▶ [INSTRUCTIONS FOR THE TASK] Quote the lines exactly, starting with the line that contains "Generate a LaTeX" and ending with the line that contains "(0,0) rectangle (566,394);", and leave out all other lines.

▶ [DATASET RECORDS]
- - - -
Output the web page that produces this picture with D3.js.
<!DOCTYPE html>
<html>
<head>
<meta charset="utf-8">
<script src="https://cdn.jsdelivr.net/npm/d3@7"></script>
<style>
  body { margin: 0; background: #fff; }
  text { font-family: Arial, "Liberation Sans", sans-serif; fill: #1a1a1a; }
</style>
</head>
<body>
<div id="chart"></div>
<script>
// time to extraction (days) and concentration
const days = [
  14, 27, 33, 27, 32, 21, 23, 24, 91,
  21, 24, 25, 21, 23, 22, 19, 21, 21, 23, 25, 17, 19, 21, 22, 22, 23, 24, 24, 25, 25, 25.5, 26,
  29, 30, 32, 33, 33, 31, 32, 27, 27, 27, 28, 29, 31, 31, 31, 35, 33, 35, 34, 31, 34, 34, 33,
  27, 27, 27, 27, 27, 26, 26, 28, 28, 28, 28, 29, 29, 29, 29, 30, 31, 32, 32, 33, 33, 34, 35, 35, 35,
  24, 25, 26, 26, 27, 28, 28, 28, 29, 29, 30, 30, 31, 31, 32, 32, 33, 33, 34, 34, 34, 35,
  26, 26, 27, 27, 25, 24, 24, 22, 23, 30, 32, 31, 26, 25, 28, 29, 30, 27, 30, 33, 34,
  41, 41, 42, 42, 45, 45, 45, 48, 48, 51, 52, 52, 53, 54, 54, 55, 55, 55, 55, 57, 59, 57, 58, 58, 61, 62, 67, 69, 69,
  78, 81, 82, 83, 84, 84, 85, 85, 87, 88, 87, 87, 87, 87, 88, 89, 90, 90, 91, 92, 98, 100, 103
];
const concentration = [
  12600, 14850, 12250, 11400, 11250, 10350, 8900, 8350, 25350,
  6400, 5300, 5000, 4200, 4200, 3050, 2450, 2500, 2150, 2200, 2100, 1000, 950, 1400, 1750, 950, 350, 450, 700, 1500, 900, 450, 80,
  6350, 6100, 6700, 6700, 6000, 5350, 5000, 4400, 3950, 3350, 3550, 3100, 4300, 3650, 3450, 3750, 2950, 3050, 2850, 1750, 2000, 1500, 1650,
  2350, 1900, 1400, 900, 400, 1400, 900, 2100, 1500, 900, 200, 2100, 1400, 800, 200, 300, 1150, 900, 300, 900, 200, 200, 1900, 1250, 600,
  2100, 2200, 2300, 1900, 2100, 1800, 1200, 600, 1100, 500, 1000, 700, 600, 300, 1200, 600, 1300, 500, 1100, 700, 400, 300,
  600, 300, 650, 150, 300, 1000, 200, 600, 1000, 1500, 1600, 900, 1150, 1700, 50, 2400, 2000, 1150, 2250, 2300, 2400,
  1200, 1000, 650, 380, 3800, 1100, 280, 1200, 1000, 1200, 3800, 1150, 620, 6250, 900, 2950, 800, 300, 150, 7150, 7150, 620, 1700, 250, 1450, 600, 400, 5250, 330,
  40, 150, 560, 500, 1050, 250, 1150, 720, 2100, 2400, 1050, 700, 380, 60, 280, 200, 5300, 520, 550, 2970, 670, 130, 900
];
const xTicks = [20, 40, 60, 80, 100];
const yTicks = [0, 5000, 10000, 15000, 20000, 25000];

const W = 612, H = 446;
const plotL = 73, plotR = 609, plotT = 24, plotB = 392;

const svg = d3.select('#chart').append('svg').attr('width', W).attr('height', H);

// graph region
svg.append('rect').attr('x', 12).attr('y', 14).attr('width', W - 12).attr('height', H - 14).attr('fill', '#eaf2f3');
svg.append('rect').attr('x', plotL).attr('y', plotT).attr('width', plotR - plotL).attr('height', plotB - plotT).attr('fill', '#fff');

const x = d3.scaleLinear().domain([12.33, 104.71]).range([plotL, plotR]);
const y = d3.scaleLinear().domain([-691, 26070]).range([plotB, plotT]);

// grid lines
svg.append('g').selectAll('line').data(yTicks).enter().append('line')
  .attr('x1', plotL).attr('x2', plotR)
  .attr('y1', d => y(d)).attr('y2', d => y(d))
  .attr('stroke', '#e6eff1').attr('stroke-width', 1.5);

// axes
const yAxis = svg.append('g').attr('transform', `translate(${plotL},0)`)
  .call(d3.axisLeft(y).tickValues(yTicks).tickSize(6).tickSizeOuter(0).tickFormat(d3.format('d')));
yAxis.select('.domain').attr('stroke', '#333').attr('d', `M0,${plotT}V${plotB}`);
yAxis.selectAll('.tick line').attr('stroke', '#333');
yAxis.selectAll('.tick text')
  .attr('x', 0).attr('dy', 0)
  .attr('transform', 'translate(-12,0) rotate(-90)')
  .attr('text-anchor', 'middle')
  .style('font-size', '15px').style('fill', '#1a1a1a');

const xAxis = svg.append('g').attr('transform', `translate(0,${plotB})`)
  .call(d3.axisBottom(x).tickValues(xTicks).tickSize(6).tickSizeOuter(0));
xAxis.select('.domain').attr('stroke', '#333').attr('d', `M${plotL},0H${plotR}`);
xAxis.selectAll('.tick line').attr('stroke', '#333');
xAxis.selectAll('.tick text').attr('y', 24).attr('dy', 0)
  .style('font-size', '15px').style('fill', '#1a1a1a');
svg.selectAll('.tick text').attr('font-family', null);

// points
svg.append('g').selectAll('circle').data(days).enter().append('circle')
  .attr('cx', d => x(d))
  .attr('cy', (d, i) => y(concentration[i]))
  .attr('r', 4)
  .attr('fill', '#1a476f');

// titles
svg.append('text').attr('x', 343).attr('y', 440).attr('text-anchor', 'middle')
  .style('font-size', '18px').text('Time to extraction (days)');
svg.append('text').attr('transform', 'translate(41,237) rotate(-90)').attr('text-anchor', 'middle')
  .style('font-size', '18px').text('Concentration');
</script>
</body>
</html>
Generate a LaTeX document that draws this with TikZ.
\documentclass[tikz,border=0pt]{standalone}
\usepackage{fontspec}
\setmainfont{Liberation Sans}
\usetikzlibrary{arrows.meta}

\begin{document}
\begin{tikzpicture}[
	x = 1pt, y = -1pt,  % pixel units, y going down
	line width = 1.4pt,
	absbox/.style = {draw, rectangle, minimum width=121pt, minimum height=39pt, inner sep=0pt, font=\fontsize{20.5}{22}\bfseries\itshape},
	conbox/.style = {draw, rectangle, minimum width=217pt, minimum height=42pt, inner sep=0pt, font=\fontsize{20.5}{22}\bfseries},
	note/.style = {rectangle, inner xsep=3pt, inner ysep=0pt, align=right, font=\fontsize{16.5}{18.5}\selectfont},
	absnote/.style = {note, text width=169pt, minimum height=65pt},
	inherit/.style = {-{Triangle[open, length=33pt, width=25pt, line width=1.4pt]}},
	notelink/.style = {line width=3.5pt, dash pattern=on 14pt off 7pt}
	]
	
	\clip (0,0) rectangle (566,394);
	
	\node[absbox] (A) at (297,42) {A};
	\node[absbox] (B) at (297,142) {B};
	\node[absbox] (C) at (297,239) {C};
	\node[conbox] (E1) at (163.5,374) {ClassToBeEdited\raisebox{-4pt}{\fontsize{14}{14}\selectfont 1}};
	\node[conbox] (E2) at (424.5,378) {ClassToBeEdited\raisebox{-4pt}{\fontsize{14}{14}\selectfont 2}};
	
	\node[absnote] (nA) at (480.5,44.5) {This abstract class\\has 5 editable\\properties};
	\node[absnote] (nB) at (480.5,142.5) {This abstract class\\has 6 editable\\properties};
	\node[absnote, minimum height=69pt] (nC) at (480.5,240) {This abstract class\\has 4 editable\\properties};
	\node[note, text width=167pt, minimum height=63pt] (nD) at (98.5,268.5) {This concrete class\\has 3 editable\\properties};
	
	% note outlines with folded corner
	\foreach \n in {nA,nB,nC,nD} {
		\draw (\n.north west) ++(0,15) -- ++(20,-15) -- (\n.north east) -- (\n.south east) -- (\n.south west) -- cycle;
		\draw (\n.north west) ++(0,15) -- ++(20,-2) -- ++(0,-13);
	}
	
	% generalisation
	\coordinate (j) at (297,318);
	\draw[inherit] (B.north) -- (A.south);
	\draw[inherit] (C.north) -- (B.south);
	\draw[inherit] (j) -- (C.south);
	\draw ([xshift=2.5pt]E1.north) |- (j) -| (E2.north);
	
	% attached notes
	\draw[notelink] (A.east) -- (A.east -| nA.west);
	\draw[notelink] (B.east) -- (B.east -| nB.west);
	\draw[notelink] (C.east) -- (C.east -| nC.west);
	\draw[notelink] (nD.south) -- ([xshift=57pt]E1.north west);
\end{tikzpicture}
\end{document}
- - - -
▶ [TASK OUTPUT]
Generate a LaTeX document that draws this with TikZ.
\documentclass[tikz,border=0pt]{standalone}
\usepackage{fontspec}
\setmainfont{Liberation Sans}
\usetikzlibrary{arrows.meta}

\begin{document}
\begin{tikzpicture}[
	x = 1pt, y = -1pt,  % pixel units, y going down
	line width = 1.4pt,
	absbox/.style = {draw, rectangle, minimum width=121pt, minimum height=39pt, inner sep=0pt, font=\fontsize{20.5}{22}\bfseries\itshape},
	conbox/.style = {draw, rectangle, minimum width=217pt, minimum height=42pt, inner sep=0pt, font=\fontsize{20.5}{22}\bfseries},
	note/.style = {rectangle, inner xsep=3pt, inner ysep=0pt, align=right, font=\fontsize{16.5}{18.5}\selectfont},
	absnote/.style = {note, text width=169pt, minimum height=65pt},
	inherit/.style = {-{Triangle[open, length=33pt, width=25pt, line width=1.4pt]}},
	notelink/.style = {line width=3.5pt, dash pattern=on 14pt off 7pt}
	]
	
	\clip (0,0) rectangle (566,394);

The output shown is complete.